Are there any packages or readily available methods for solving linear integro differential equations of the form

$\dot{f}(t)=-\int_0^t g(t-s)f(s)\mathrm{d}s$

Thanks already for the answer!



2 Answers 2


This particular integro-differential equation can be solved using Laplace transform methods:

eqn = LaplaceTransform[f'[t] == - Integrate[g[t-s] f[s], {s, 0, t}], t, v];
eqn //TeXForm

$v \left(\mathcal{L}_t[f(t)](v)\right)-f(0)=-\left(\mathcal{L}_t[f(t)](v)\right) \left(\mathcal{L}_t[g(t)](v)\right)$

Solving for the Laplace transform of f:

LT = First @ Solve[eqn, LaplaceTransform[f[t], t, v]];
LT //TeXForm

$\left\{\mathcal{L}_t[f(t)](v)\to \frac{f(0)}{\mathcal{L}_t[g(t)](v)+v}\right\}$

So, the solution to the integro-differential equation is:

soln[g_] = InverseLaplaceTransform[LaplaceTransform[f[t], t, v] /. LT, v, t];
soln[g] //TeXForm

$f(0) \left(\mathcal{L}_v^{-1}\left[\frac{1}{\mathcal{L}_t[g(t)](v)+v}\right](t)\right)$

Obviously, the transforms are not possible without specifying g. Here is Mariusz` example:

soln[ Function[t, t] ] //TeXForm

$\frac{1}{3} f(0) e^{-t} \left(2 e^{(3 t)/2} \cos \left(\frac{\sqrt{3} t}{2}\right)+1\right)$

which is essentially the same as his answer. A couple other examples:

soln[ Function[t, t^2] ] //TeXForm

$\frac{1}{4} f(0) e^{-\sqrt[4]{-2} t} \left(e^{2 \sqrt[4]{-2} t}+2 e^{\sqrt[4]{-2} t} \cos \left(\sqrt[4]{-2} t\right)+1\right)$

soln[ Function[t, Exp[-t]] ] //TeXForm

$\frac{f(0) e^{-t/2} \left(\sin \left(\frac{\sqrt{3} t}{2}\right)+\sqrt{3} \cos \left(\frac{\sqrt{3} t}{2}\right)\right)}{\sqrt{3}}$

And, an example where Mathematica is unable to compute the inverse Laplace transform:

soln[ Function[t, Exp[-t^2] ]] //TeXForm

$f(0) \left(\mathcal{L}_v^{-1}\left[\frac{1}{\frac{1}{2} \sqrt{\pi } e^{\left.v^2\right/4} \operatorname{erfc}\left(\frac{v}{2}\right)+v}\right](t)\right)$

In this case it is necessary to compute the inverse Laplace transform numerically.

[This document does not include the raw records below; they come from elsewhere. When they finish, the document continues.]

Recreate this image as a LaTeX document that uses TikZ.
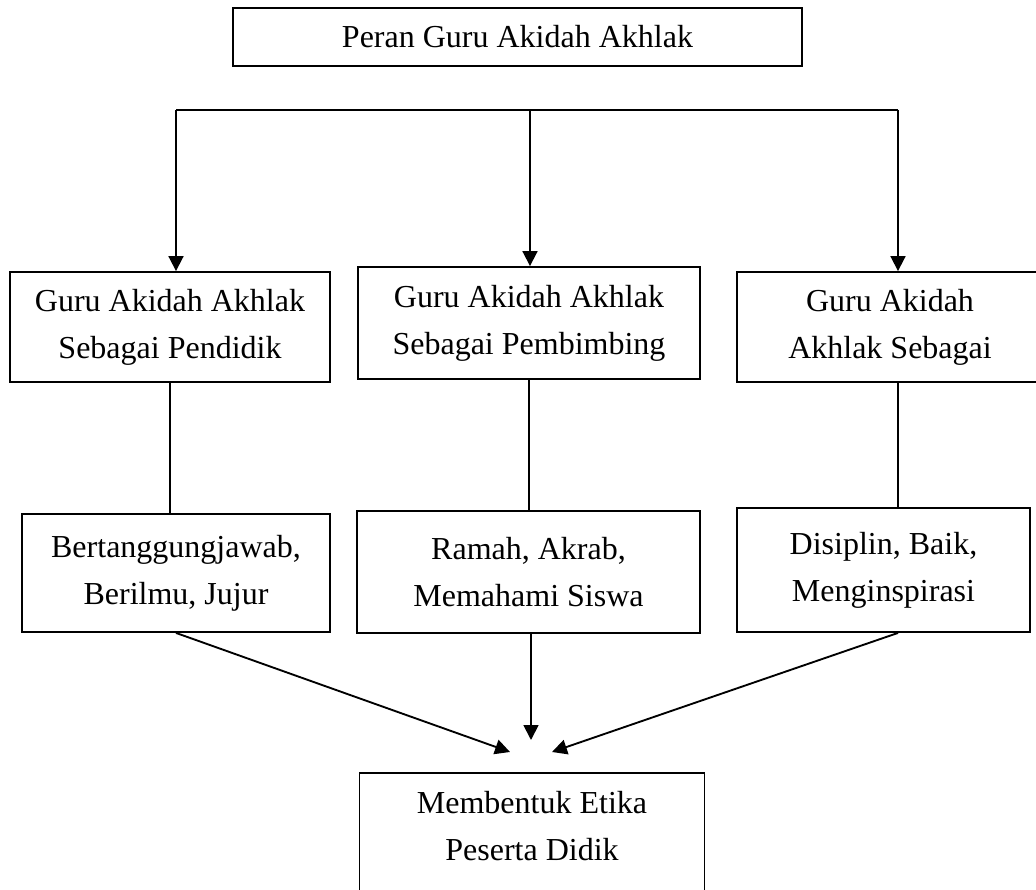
\documentclass[tikz,border=0pt]{standalone}
\usepackage{fontspec}
\setmainfont{Liberation Serif}
\usepackage{tikz}
\usetikzlibrary{arrows.meta,positioning}
\tikzset{
  box/.style={
    rectangle, draw=black, line width=0.7pt,
    align=center, font=\fontsize{12}{17.6}\selectfont,
    inner xsep=4pt, inner ysep=4pt
  },
  flow/.style={-{Triangle[length=5.6pt,width=5.6pt]},
               line width=0.7pt},
  link/.style={line width=0.7pt}
}

\begin{document}
\begin{tikzpicture}[x=0.375pt,y=-0.375pt]
  \useasboundingbox (0,0) rectangle (1036,890);

  \node[box, minimum width=213.4pt, minimum height=21.75pt] (peran) at (517.5,37)
    {Peran Guru Akidah Akhlak};

  \node[box, minimum width=120pt, minimum height=41.25pt] (pendidik) at (170,327)
    {Guru Akidah Akhlak\\Sebagai Pendidik};
  \node[box, minimum width=128.25pt, minimum height=42pt] (pembimbing) at (529,323)
    {Guru Akidah Akhlak\\Sebagai Pembimbing};
  \node[box, minimum width=114.75pt, minimum height=41.25pt] (sebagai) at (890,327)
    {Guru Akidah\\Akhlak Sebagai};

  \node[box, minimum width=115.5pt, minimum height=44.25pt] (sifatA) at (176,573)
    {Bertanggungjawab,\\Berilmu, Jujur};
  \node[box, minimum width=128.6pt, minimum height=45.75pt] (sifatB) at (528.5,572)
    {Ramah, Akrab,\\Memahami Siswa};
  \node[box, minimum width=109.9pt, minimum height=46.5pt] (sifatC) at (883.5,570)
    {Disiplin, Baik,\\Menginspirasi};

  \node[box, anchor=north, minimum width=129.4pt, inner ysep=6.8pt] (etika) at (532,772)
    {Membentuk Etika\\Peserta Didik\\\strut};

  % garis cabang
  \coordinate (busL) at (176,110);
  \coordinate (busM) at (530,110);
  \coordinate (busR) at (898,110);
  \draw[link] (busL) -- (busR);

  \draw[flow] (busL) -- (busL |- pendidik.north);
  \draw[flow] (busM) -- (busM |- pembimbing.north);
  \draw[flow] (busR) -- (busR |- sebagai.north);

  \draw[link] (pendidik.south) -- (pendidik.south |- sifatA.north);
  \draw[link] (pembimbing.south) -- (pembimbing.south |- sifatB.north);
  \draw[link] (busR |- sebagai.south) -- (busR |- sifatC.north);

  % ujung panah di atas kotak etika
  \coordinate (inA) at (510,752);
  \coordinate (inB) at (531,740);
  \coordinate (inC) at (552,752);
  \draw[flow] (sifatA.south) -- (inA);
  \draw[flow] (sifatB.south -| inB) -- (inB);
  \draw[flow] (busR |- sifatC.south) -- (inC);
\end{tikzpicture}
\end{document}
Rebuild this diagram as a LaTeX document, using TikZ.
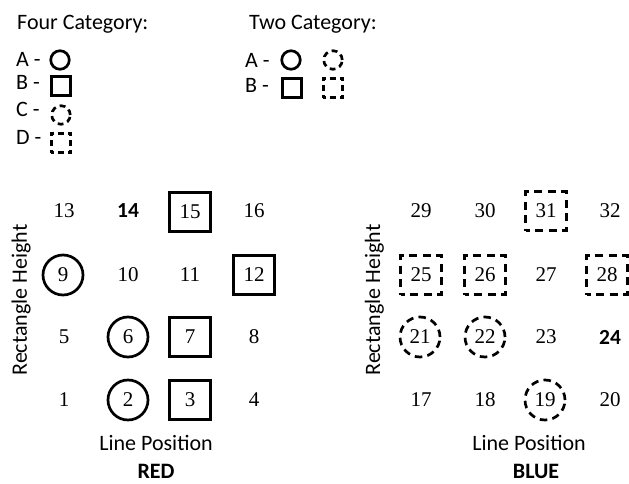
\documentclass[tikz,border=0pt]{standalone}
\usepackage{fontspec}
\setmainfont{Carlito}
\newfontfamily\numf{Liberation Serif}
\tikzset{
 lbl/.style={font=\fontsize{22}{26}\selectfont, inner sep=0},
 blbl/.style={font=\bfseries\fontsize{22}{26}\selectfont, inner sep=0},
 num/.style={font=\numf\fontsize{21}{25}\selectfont, inner sep=0},
 bnum/.style={font=\bfseries\fontsize{21.5}{25}\selectfont, inner sep=0},
 ring/.style={num, circle, draw, line width=2.7pt, minimum size=40pt},
 boxed/.style={num, rectangle, draw, line width=2.7pt, minimum width=40.5pt, minimum height=39.5pt},
 dashring/.style={ring, dash pattern=on 7.5pt off 5.2pt},
 dashbox/.style={boxed, dash pattern=on 7.8pt off 5.7pt, dash phase=3.9pt},
 lring/.style={circle, draw, line width=2.7pt, minimum size=18.5pt, inner sep=0},
 lbox/.style={rectangle, draw, line width=2.7pt, minimum size=19.5pt, inner sep=0},
 ldashring/.style={lring, dash pattern=on 5.8pt off 4.2pt},
 ldashbox/.style={lbox, dash pattern=on 5.5pt off 4.25pt, dash phase=2.75pt},
}
\begin{document}
\begin{tikzpicture}[x=1pt,y=-1pt]
\useasboundingbox (0,0) rectangle (629,484);
% legend
\node[lbl, anchor=base west] (fourcat) at (17,30) {Four Category:};
\node[lbl, anchor=base west] (la) at (16,67) {A -};
\node[lbl, anchor=base west] (lb) at (16,90) {B -};
\node[lbl, anchor=base west] (lc) at (16,117) {C -};
\node[lbl, anchor=base west] (ld) at (16,145) {D -};
\node[lring] (sa) at (60,60) {};
\node[lbox] (sb) at (61,86) {};
\node[ldashring] (sc) at (61,115) {};
\node[ldashbox] (sd) at (61,143) {};
\node[lbl, anchor=base west] (twocat) at (249,30) {Two Category:};
\node[lbl, anchor=base west] (ta) at (245,68) {A -};
\node[lbl, anchor=base west] (tb) at (245,93) {B -};
\node[lring] (tsa) at (291,60) {};
\node[ldashring] (tsa2) at (333,60) {};
\node[lbox] (tsb) at (292,88) {};
\node[ldashbox] (tsb2) at (333,88) {};
% RED grid
\node[num] (n13) at (64,211) {13};
\node[bnum] (n14) at (128,211) {14};
\node[boxed] (n15) at (190,212) {15};
\node[num] (n16) at (254,211) {16};
\node[ring] (n9) at (63,275) {9};
\node[num] (n10) at (128,275) {10};
\node[num] (n11) at (190,275) {11};
\node[boxed] (n12) at (254,275) {12};
\node[num] (n5) at (64,337) {5};
\node[ring] (n6) at (128,337) {6};
\node[boxed] (n7) at (190,337) {7};
\node[num] (n8) at (254,337) {8};
\node[num] (n1) at (64,400) {1};
\node[ring] (n2) at (128,400) {2};
\node[boxed] (n3) at (190,400) {3};
\node[num] (n4) at (254,400) {4};
\node[lbl, rotate=90, anchor=base] (rhred) at (27,300) {Rectangle Height};
\node[lbl, anchor=base] (lpred) at (156,450) {Line Position};
\node[blbl, anchor=base] (red) at (156,478) {RED};
% BLUE grid
\node[num] (n29) at (421,211) {29};
\node[num] (n30) at (485,211) {30};
\node[dashbox] (n31) at (546,211) {31};
\node[num] (n32) at (610,211) {32};
\node[dashbox] (n25) at (421,275) {25};
\node[dashbox] (n26) at (485,275) {26};
\node[num] (n27) at (546,275) {27};
\node[dashbox] (n28) at (607,275) {28};
\node[dashring] (n21) at (420,337) {21};
\node[dashring] (n22) at (485,337) {22};
\node[num] (n23) at (546,337) {23};
\node[bnum] (n24) at (610,337) {24};
\node[num] (n17) at (421,400) {17};
\node[num] (n18) at (485,400) {18};
\node[dashring] (n19) at (545,400) {19};
\node[num] (n20) at (610,400) {20};
\node[lbl, rotate=90, anchor=base] (rhblue) at (380,300) {Rectangle Height};
\node[lbl, anchor=base] (lpblue) at (529,450) {Line Position};
\node[blbl, anchor=base] (blue) at (536,478) {BLUE};
\end{tikzpicture}
\end{document}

I don't know for any packages to ready for solving linear integro differential equations. Coding obtained in a straightforward fashion borrowed from here.

  n = 6;
  g[t_] := t;
  frule = f -> Function[t, Sum[a[j]*t^j, {j, 0, n}] + O[t, 0]^(n + 1)];

  eq = f'[t] == -Integrate[f[s]*g[t - s], {s, 0, t}] /. frule // Simplify;

  le = LogicalExpand[eq];
  sol = Solve[{le, (f[t] /. frule /. t -> 0) == 1}, Table[a[i], {i, 0, n}]];

  (*With the initial conditions f[0]=1.Code works only with initial conditions !!! *)

  Fsol[t_] = f[t] /. frule /. First@sol // Normal
  (* 1 - t^3/6 + t^6/720 *)

  sol2 = DSolve[{f[0] == 1, f'[t] == -Integrate[f[s]*g[t - s], {s, 0, t}]}, f[t], t]
   (* {{f[t] -> 1/3 (E^-t + 2 E^(t/2) Cos[(Sqrt[3] t)/2])}} *)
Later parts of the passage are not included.